La meilleure manière de résoudre ce problème consiste à détourner les eaux de pluie ruisselant sur les bassins versants environnants pour les diriger vers les sols cultivés. Il suffit que des conditions d'infiltration adéquates aient été mises en place pour que les eaux puissent être stockées dans le sol autour des racines des plantes cultivées, pendant des périodes suffisamment longues pour compenser au moins partiellement les effets d'une sécheresse de trois semaines. Les méthodes employées pour capter les eaux d'un bassin versant vers les cultures sont la dérivation de cours d'eau, l'utilisation des eaux de crue des oueds, la construction de murets pour diriger l'écoulement (un système employé avec grand succès par les anciens habitants du désert du Néguev) et même la dérivation vers les champs des eaux ruisselant sur les routes et chemins.

Vallée de la Keita, Niger

Diminution de la dégradation des terres par la fixation des dunes dans la vallée de la Keita, au Niger

En cinq ans, les habitants de la vallée de la Keita, au Niger, ont transformé près de 5 000 km2 de terres stériles et non productives en un jardin florissant où prospèrent les cultures, l'élevage et les arbres, avec l'aide d'un projet de développement intégré de la FAO soutenu par des fonds italiens. La clé du succès du projet est la participation des habitants qui ont fourni plus de 4 millions d'heures-personnes de travail pour la plantation d'arbres, le creusement de puits, la construction de déversoirs et de barrages souterrains, l'édification de terrasses et de banquettes, le labourage des terres en profondeur et la mise en place de barrières dunaires.

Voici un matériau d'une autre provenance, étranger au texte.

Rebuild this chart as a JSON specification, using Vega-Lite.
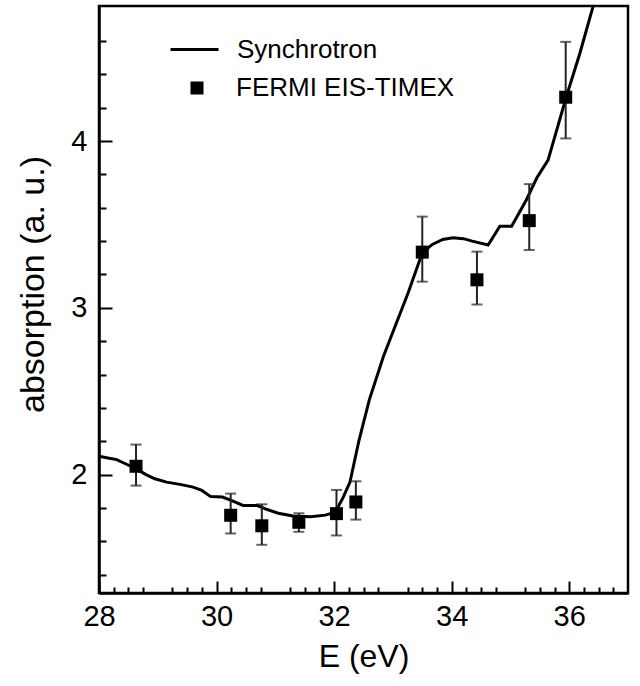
{
  "$schema": "https://vega.github.io/schema/vega-lite/v6.json",
  "width": 529,
  "height": 587,
  "autosize": {"type": "none"},
  "padding": {"left": 99, "top": 6, "right": 12, "bottom": 93},
  "config": {
    "font": "Liberation Sans",
    "view": {"stroke": "black", "strokeWidth": 2.5},
    "axis": {
      "grid": false,
      "labelFont": "Liberation Sans",
      "titleFont": "Liberation Sans",
      "labelColor": "black",
      "titleColor": "black",
      "tickColor": "black",
      "domainColor": "black",
      "domainWidth": 2.5,
      "tickWidth": 2,
      "labelFontSize": 29,
      "titleFontSize": 32,
      "titleFontWeight": "normal",
      "labelFlush": false
    }
  },
  "datasets": {
    "synchrotron": [
      {"E": 28.00, "A": 2.11}, {"E": 28.15, "A": 2.10}, {"E": 28.30, "A": 2.09},
      {"E": 28.45, "A": 2.065}, {"E": 28.60, "A": 2.04}, {"E": 28.80, "A": 2.00},
      {"E": 28.95, "A": 1.975}, {"E": 29.15, "A": 1.955}, {"E": 29.40, "A": 1.94},
      {"E": 29.60, "A": 1.925}, {"E": 29.75, "A": 1.905}, {"E": 29.90, "A": 1.868},
      {"E": 30.10, "A": 1.865}, {"E": 30.25, "A": 1.845}, {"E": 30.45, "A": 1.815},
      {"E": 30.70, "A": 1.814}, {"E": 30.85, "A": 1.792}, {"E": 31.05, "A": 1.768},
      {"E": 31.30, "A": 1.752}, {"E": 31.60, "A": 1.747}, {"E": 31.85, "A": 1.757},
      {"E": 32.02, "A": 1.775}, {"E": 32.15, "A": 1.86}, {"E": 32.27, "A": 1.955},
      {"E": 32.42, "A": 2.2}, {"E": 32.60, "A": 2.45}, {"E": 32.84, "A": 2.71},
      {"E": 33.05, "A": 2.9}, {"E": 33.26, "A": 3.09}, {"E": 33.50, "A": 3.33},
      {"E": 33.67, "A": 3.38}, {"E": 33.85, "A": 3.41}, {"E": 34.02, "A": 3.42},
      {"E": 34.20, "A": 3.415}, {"E": 34.35, "A": 3.40}, {"E": 34.62, "A": 3.377},
      {"E": 34.82, "A": 3.49}, {"E": 35.02, "A": 3.49}, {"E": 35.27, "A": 3.647},
      {"E": 35.45, "A": 3.78}, {"E": 35.64, "A": 3.886}, {"E": 35.95, "A": 4.265},
      {"E": 36.18, "A": 4.525}, {"E": 36.40, "A": 4.80}, {"E": 36.50, "A": 4.92}
    ],
    "fermi": [
      {"E": 28.63, "A": 2.05, "lo": 1.934, "hi": 2.18, "series": "FERMI EIS-TIMEX"},
      {"E": 30.24, "A": 1.756, "lo": 1.647, "hi": 1.886, "series": "FERMI EIS-TIMEX"},
      {"E": 30.77, "A": 1.693, "lo": 1.579, "hi": 1.822, "series": "FERMI EIS-TIMEX"},
      {"E": 31.40, "A": 1.714, "lo": 1.657, "hi": 1.768, "series": "FERMI EIS-TIMEX"},
      {"E": 32.04, "A": 1.766, "lo": 1.635, "hi": 1.908, "series": "FERMI EIS-TIMEX"},
      {"E": 32.37, "A": 1.836, "lo": 1.73, "hi": 1.96, "series": "FERMI EIS-TIMEX"},
      {"E": 33.50, "A": 3.334, "lo": 3.157, "hi": 3.547, "series": "FERMI EIS-TIMEX"},
      {"E": 34.43, "A": 3.168, "lo": 3.02, "hi": 3.337, "series": "FERMI EIS-TIMEX"},
      {"E": 35.32, "A": 3.523, "lo": 3.347, "hi": 3.742, "series": "FERMI EIS-TIMEX"},
      {"E": 35.94, "A": 4.263, "lo": 4.016, "hi": 4.595, "series": "FERMI EIS-TIMEX"}
    ]
  },
  "resolve": {"axis": {"x": "independent", "y": "independent"}},
  "layer": [
    {
      "data": {"name": "synchrotron"},
      "mark": {"type": "line", "strokeWidth": 3, "clip": true},
      "encoding": {
        "x": {
          "field": "E", "type": "quantitative",
          "scale": {"domain": [28, 37], "nice": false, "zero": false},
          "axis": {
            "orient": "bottom", "values": [28, 30, 32, 34, 36], "ticks": false,
            "labelPadding": 9, "title": "E (eV)", "titlePadding": 10
          }
        },
        "y": {
          "field": "A", "type": "quantitative",
          "scale": {"domain": [1.29, 4.81], "nice": false, "zero": false},
          "axis": {
            "orient": "left", "values": [2, 3, 4], "ticks": false,
            "labelPadding": 12, "title": "absorption (a. u.)", "titlePadding": 20,
            "titleFontSize": 34, "titleY": 278
          }
        },
        "color": {
          "datum": "Synchrotron", "type": "nominal",
          "scale": {"range": ["black"]},
          "legend": {
            "title": null,
            "orient": "none",
            "legendX": 70,
            "legendY": 18,
            "padding": 0,
            "labelFont": "Liberation Sans",
            "labelFontSize": 26,
            "labelColor": "black",
            "labelLimit": 400,
            "labelOffset": 17,
            "symbolType": "stroke",
            "symbolSize": 2304,
            "symbolStrokeWidth": 3,
            "symbolStrokeColor": "black"
          }
        }
      }
    },
    {
      "data": {"name": "fermi"},
      "mark": {
        "type": "errorbar",
        "rule": {"strokeWidth": 2, "color": "#222"},
        "ticks": {"size": 11, "thickness": 2, "color": "#222"}
      },
      "encoding": {
        "x": {
          "field": "E", "type": "quantitative",
          "axis": {
            "orient": "bottom", "labels": false, "title": null, "domain": false, "tickSize": -6,
            "values": [28.25, 28.5, 28.75, 29.25, 29.5, 29.75, 30.25, 30.5, 30.75, 31.25, 31.5, 31.75, 32.25, 32.5, 32.75, 33.25, 33.5, 33.75, 34.25, 34.5, 34.75, 35.25, 35.5, 35.75, 36.25, 36.5, 36.75]
          }
        },
        "y": {
          "field": "lo", "type": "quantitative",
          "axis": {
            "orient": "left", "labels": false, "title": null, "domain": false, "tickSize": -7,
            "values": [1.4, 1.6, 1.8, 2.2, 2.4, 2.6, 2.8, 3.2, 3.4, 3.6, 3.8, 4.2, 4.4, 4.6]
          }
        },
        "y2": {"field": "hi"}
      }
    },
    {
      "data": {"name": "fermi"},
      "mark": {"type": "point", "filled": true, "color": "black", "size": 169, "opacity": 1},
      "encoding": {
        "x": {
          "field": "E", "type": "quantitative",
          "axis": {
            "orient": "bottom", "labels": false, "title": null, "domain": false, "tickSize": -12,
            "values": [28, 30, 32, 34, 36]
          }
        },
        "y": {
          "field": "A", "type": "quantitative",
          "axis": {
            "orient": "left", "labels": false, "title": null, "domain": false, "tickSize": -13,
            "values": [2, 3, 4]
          }
        },
        "shape": {
          "field": "series", "type": "nominal",
          "scale": {"domain": ["FERMI EIS-TIMEX"], "range": ["square"]},
          "legend": {
            "title": null,
            "orient": "none",
            "legendX": 85,
            "legendY": 69,
            "padding": 0,
            "labelFont": "Liberation Sans",
            "labelFontSize": 26,
            "labelColor": "black",
            "labelLimit": 400,
            "labelOffset": 26,
            "symbolSize": 169,
            "symbolFillColor": "black",
            "symbolStrokeWidth": 0,
            "symbolOpacity": 1
          }
        }
      }
    }
  ]
}
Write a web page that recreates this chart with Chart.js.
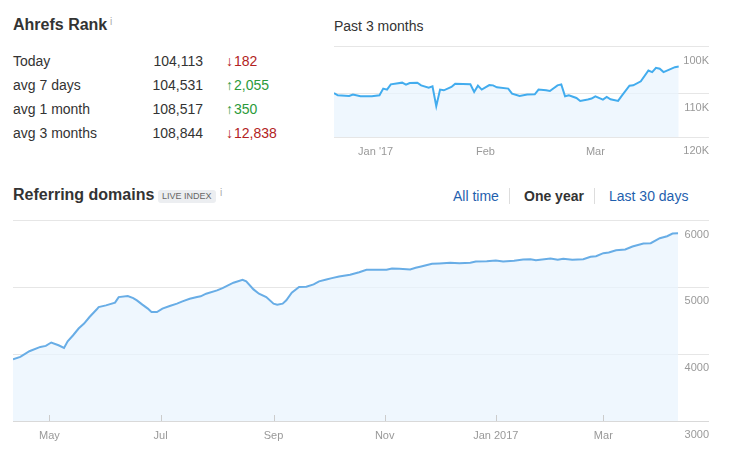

Le projet a financé les formations nécessaires et aidé les villageois à construire de nouvelles écoles, des routes, des centres communautaires, des cliniques et des moulins. La communauté a acquis de nouvelles compétences: faire pousser des cultures commerciales, fabriquer des produits d'artisanat et traiter les produits agricoles. Des milliers de personnes se sont enrôlées dans les équipes de travail et des centaines ont été formées pour les encadrer.


Stockage pour l'irrigation d'appoint

Il existe des méthodes de stockage du ruissellement des périodes pluvieuses qui permettent ultérieurement d'utiliser ces eaux pendant les périodes de sécheresse: ce sont les réservoirs, étangs, citernes et barrages en terre utilisés pour l'irrigation d'appoint en Chine, en Inde, en Afrique subsaharienne et dans bien d'autres régions. Elles sont plus coûteuses que les précédentes et nécessitent un grand savoir-faire de la part des agriculteurs qui les appliquent, mais elles présentent l'avantage de réduire considérablement le risque de faibles récoltes ou même leur absence totale, que fait peser la sécheresse.

L'agriculture à petite échelle peut être productive dans les zones pluviales de faible rendement si une irrigation d'appoint permet de surmonter les sécheresses à court terme qui menacent les cultures et diminuent considérablement les rendements. Toute méthode rentable permettant de stocker l'eau avant que les végétaux n'atteignent un stade critique, puis de l'appliquer quand la pluie vient à manquer pendant ces stades critiques, peut considérablement favoriser l'augmentation de la production végétale.